Threatened MP Wilders gets secured housing
1 April 2005, AMSTERDAM — Threatened right-wing MP Geert Wilders will be given a secured home in the Randstad region by the end of April, ending months of enforced captivity in a jail cell.
1 April 2005
AMSTERDAM — Threatened right-wing MP Geert Wilders will be given a secured home in the Randstad region by the end of April, ending months of enforced captivity in a jail cell.
Wilders — who has been living at the Zeist jail since being threatened with death last year — has reached an agreement with the Justice Ministry over a permanent safe house, newspapers in the Limburg region reported.
"It is fantastic news. I will open a bottle of champagne the day I leave Camp Zeist. I am getting the apartment on loan and will pay a certain amount for it," the former Liberal VVD MP said.
"If I am no longer threatened and can move to a normal residence, the apartment will remain available for other politicians who might need security."
Wilders is an ardent critic of the Islamic faith and has demanded a five-year ban on Muslims immigrating to the Netherlands. The independent MP has registered his one-man party to contest the next national election and could win several seats in the Dutch Parliament.
The exact location of his new home in the Randstad region — bordered by the cities of Amsterdam, Rotterdam, The Hague and Utrecht — is not yet known.

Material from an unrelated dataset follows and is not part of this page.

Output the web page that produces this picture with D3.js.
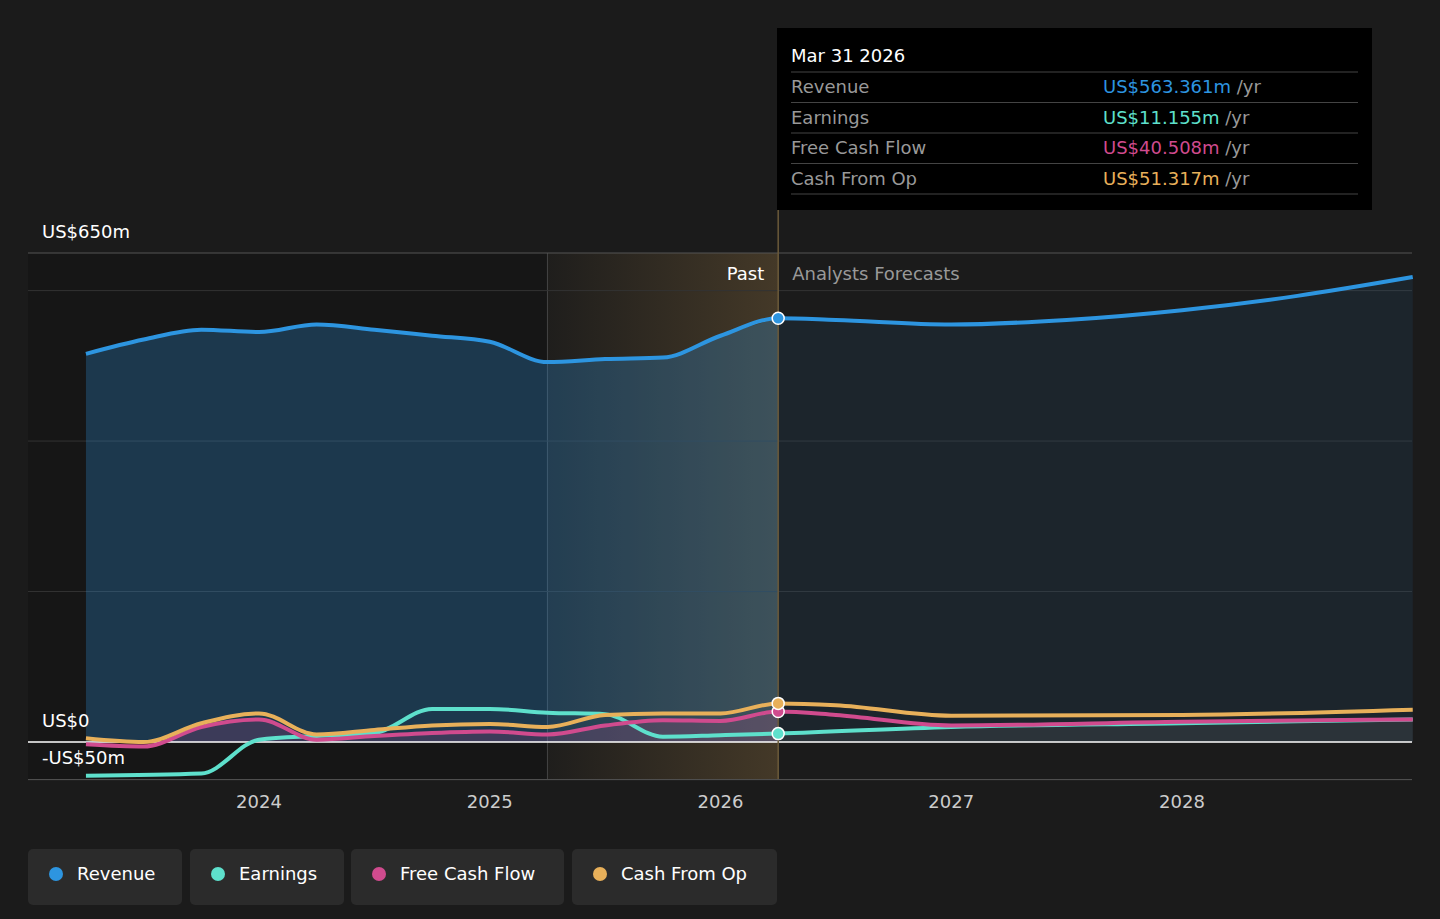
<!DOCTYPE html>
<html><head><meta charset="utf-8">
<script src="https://cdn.jsdelivr.net/npm/d3@7"></script>
<style>body{margin:0;background:#1b1b1b;font-family:"DejaVu Sans",sans-serif}</style>
</head><body><svg id="chart" width="1440" height="919"></svg>
<script>
var revenue = [[2023.25,516],[2023.5,535],[2023.75,548],[2024,545],[2024.25,555],[2024.5,548],[2024.75,540],[2025,532],[2025.25,505],[2025.5,509],[2025.75,511],[2026,540],[2026.25,563.361],[2026.5,561],[2027,555],[2027.5,561],[2028,574],[2028.5,593],[2029,618]];
var earnings = [[2023.25,-45],[2023.75,-42],[2024,3],[2024.25,8],[2024.5,12],[2024.75,44],[2025,44],[2025.25,39],[2025.5,37],[2025.75,7],[2026,9],[2026.25,11.155],[2027,20],[2028,25],[2029,30]];
var fcf = [[2023.25,-3],[2023.5,-6],[2023.75,20],[2024,30],[2024.25,3],[2024.5,8],[2024.75,12],[2025,14],[2025.25,10],[2025.5,22],[2025.75,29],[2026,28],[2026.25,40.508],[2026.5,36],[2027,22],[2028,27],[2029,30]];
var cfo = [[2023.25,5],[2023.5,0],[2023.75,25],[2024,38],[2024.25,10],[2024.5,16],[2024.75,22],[2025,24],[2025.25,20],[2025.5,36],[2025.75,38],[2026,38],[2026.25,51.317],[2026.5,49],[2027,35],[2028,36],[2029,43]];
var years = [2024,2025,2026,2027,2028];
var seriesNames = ["Revenue","Earnings","Free Cash Flow","Cash From Op"];
var colors = ["#2d95e0","#5ee0cc","#d04b8e","#e8b05a"];
var tipValues = ["US$563.361m","US$11.155m","US$40.508m","US$51.317m"];
var today = 2026.25, pastStart = 2025.25;

var svg = d3.select("#chart");
var x = d3.scaleLinear().domain([2023, 2029]).range([28.5, 1412.5]);
x = d3.scaleLinear().domain([2024, 2028]).range([259, 1182]);
var y = d3.scaleLinear().domain([0, 650]).range([742, 253]);
var L = 28, R = 1412;

// past background
svg.append("rect").attr("x", L).attr("y", 253).attr("width", x(pastStart) - L).attr("height", 779 - 253).attr("fill", "#161616");
var defs = svg.append("defs");
var g1 = defs.append("linearGradient").attr("id", "hl").attr("x1", 0).attr("x2", 1);
g1.append("stop").attr("offset", 0).attr("stop-color", "#e8b05a").attr("stop-opacity", 0.02);
g1.append("stop").attr("offset", 1).attr("stop-color", "#e8b05a").attr("stop-opacity", 0.2);
svg.append("rect").attr("x", x(pastStart)).attr("y", 253).attr("width", x(today) - x(pastStart)).attr("height", 779 - 253).attr("fill", "url(#hl)");
svg.append("line").attr("x1", x(pastStart)).attr("x2", x(pastStart)).attr("y1", 253).attr("y2", 779).attr("stroke", "#444");

// grid
[650, 600, 400, 200, -50].forEach(function (v) {
  svg.append("line").attr("x1", L).attr("x2", R).attr("y1", y(v)).attr("y2", y(v)).attr("stroke", v == 650 || v == -50 ? "#555" : "#333");
});

var line = d3.line().x(d => x(d[0])).y(d => y(d[1])).curve(d3.curveMonotoneX);
var area = d3.area().x(d => x(d[0])).y0(y(0)).y1(d => y(d[1])).curve(d3.curveMonotoneX);
function split(a) { return [a.filter(d => d[0] <= today), a.filter(d => d[0] >= today)]; }

var rv = split(revenue);
svg.append("path").attr("d", area(rv[0])).attr("fill", "#2d95e0").attr("fill-opacity", 0.28);
svg.append("path").attr("d", area(rv[1])).attr("fill", "#2d95e0").attr("fill-opacity", 0.09);
var fv = split(fcf);
svg.append("path").attr("d", area(fv[0])).attr("fill", "#d04b8e").attr("fill-opacity", 0.18);
var ev = split(earnings);
svg.append("path").attr("d", area(ev[1])).attr("fill", "#888").attr("fill-opacity", 0.15);

svg.append("line").attr("x1", L).attr("x2", R).attr("y1", y(0)).attr("y2", y(0)).attr("stroke", "#fff").attr("stroke-width", 1.5);

var all = [revenue, earnings, fcf, cfo];
[1, 2, 3, 0].forEach(function (i) {
  svg.append("path").attr("d", line(all[i])).attr("fill", "none").attr("stroke", colors[i]).attr("stroke-width", 4);
});
svg.append("line").attr("x1", x(today)).attr("x2", x(today)).attr("y1", 210).attr("y2", 779).attr("stroke", "#6b5a3a").attr("stroke-width", 1.5);
[0, 1, 2, 3].forEach(function (i) {
  var v = all[i].find(d => d[0] == today)[1];
  svg.append("circle").attr("cx", x(today)).attr("cy", y(v)).attr("r", 6).attr("fill", colors[i]).attr("stroke", "#fff").attr("stroke-width", 1.5);
});

// axes labels
svg.append("text").attr("x", 42).attr("y", 238).attr("fill", "#fff").attr("font-size", 18).text("US$650m");
svg.append("text").attr("x", 42).attr("y", 727).attr("fill", "#fff").attr("font-size", 18).text("US$0");
svg.append("text").attr("x", 42).attr("y", 764).attr("fill", "#fff").attr("font-size", 18).text("-US$50m");
years.forEach(function (yr) {
  svg.append("text").attr("x", x(yr)).attr("y", 808).attr("text-anchor", "middle").attr("fill", "#ccc").attr("font-size", 18).text(yr);
});
svg.append("text").attr("x", x(today) - 14).attr("y", 280).attr("text-anchor", "end").attr("fill", "#fff").attr("font-size", 18).text("Past");
svg.append("text").attr("x", x(today) + 14).attr("y", 280).attr("fill", "#999").attr("font-size", 18).text("Analysts Forecasts");

// tooltip
svg.append("rect").attr("x", 777).attr("y", 28).attr("width", 595).attr("height", 182).attr("fill", "#000");
svg.append("text").attr("x", 791).attr("y", 62).attr("fill", "#fff").attr("font-size", 18).text("Mar 31 2026");
seriesNames.forEach(function (n, i) {
  var ty = 72 + i * 30.5;
  svg.append("line").attr("x1", 791).attr("x2", 1358).attr("y1", ty).attr("y2", ty).attr("stroke", "#444");
  svg.append("text").attr("x", 791).attr("y", ty + 21).attr("fill", "#999").attr("font-size", 18).text(n);
  var t = svg.append("text").attr("x", 1103).attr("y", ty + 21).attr("font-size", 18);
  t.append("tspan").attr("fill", colors[i]).text(tipValues[i]);
  t.append("tspan").attr("fill", "#999").text(" /yr");
});
svg.append("line").attr("x1", 791).attr("x2", 1358).attr("y1", 194).attr("y2", 194).attr("stroke", "#444");

// legend
var lx = [28, 190, 351, 572], lw = [154, 154, 213, 205];
seriesNames.forEach(function (n, i) {
  svg.append("rect").attr("x", lx[i]).attr("y", 849).attr("width", lw[i]).attr("height", 56).attr("rx", 5).attr("fill", "#2b2b2b");
  svg.append("circle").attr("cx", lx[i] + 28).attr("cy", 874).attr("r", 7).attr("fill", colors[i]);
  svg.append("text").attr("x", lx[i] + 49).attr("y", 880).attr("fill", "#fff").attr("font-size", 18).text(n);
});
</script></body></html>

But a Justice Ministry spokesman explained on Thursday that the government had bought special homes in order to house on a long-term basis any politicians considered to be at threat.
He said due to the fact the homes were sufficiently secure, it would not matter if their locations were eventually made public knowledge. In that eventuality, the residents would not need to move.
Justice Minister Piet Hein Donner and Interior Minister Johan Remkes have informed the Parliament via letter about the new security and protection system.
Liberal VVD politician Ayaan Hirsi Ali — who had been staying at the heavily-guarded Amsterdam navy base — has already been offered a permanent and secured home.
The Somali-born MP was threatened last year after making the controversial film 'Submission' with Theo van Gogh, who was subsequently murdered by a suspected Islamic militant in November. The film portrayed domestic abuse among the Islamic community.
Fed up with her restrictive living circumstances, Hirsi Ali shocked Minister Donner when she revealed to the media in February that she was living at the Amsterdam navy base and that Wilders was being forced to stay at the Zeist jail.
She demanded permanent housing, a demand supported by Wilders. Hirsi Ali claimed her freedom was being limited and that threatened politicians should be allowed to live in secured, publicly-known homes rather than being hidden away.
Meanwhile, the chairman of the Lower House of Parliament, Frans Weisglas, is delighted that both Hirsi Ali and Wilders have received normal housing. He hopes that both MPs are now in a situation where they can carry out their political duties as adequately as possible.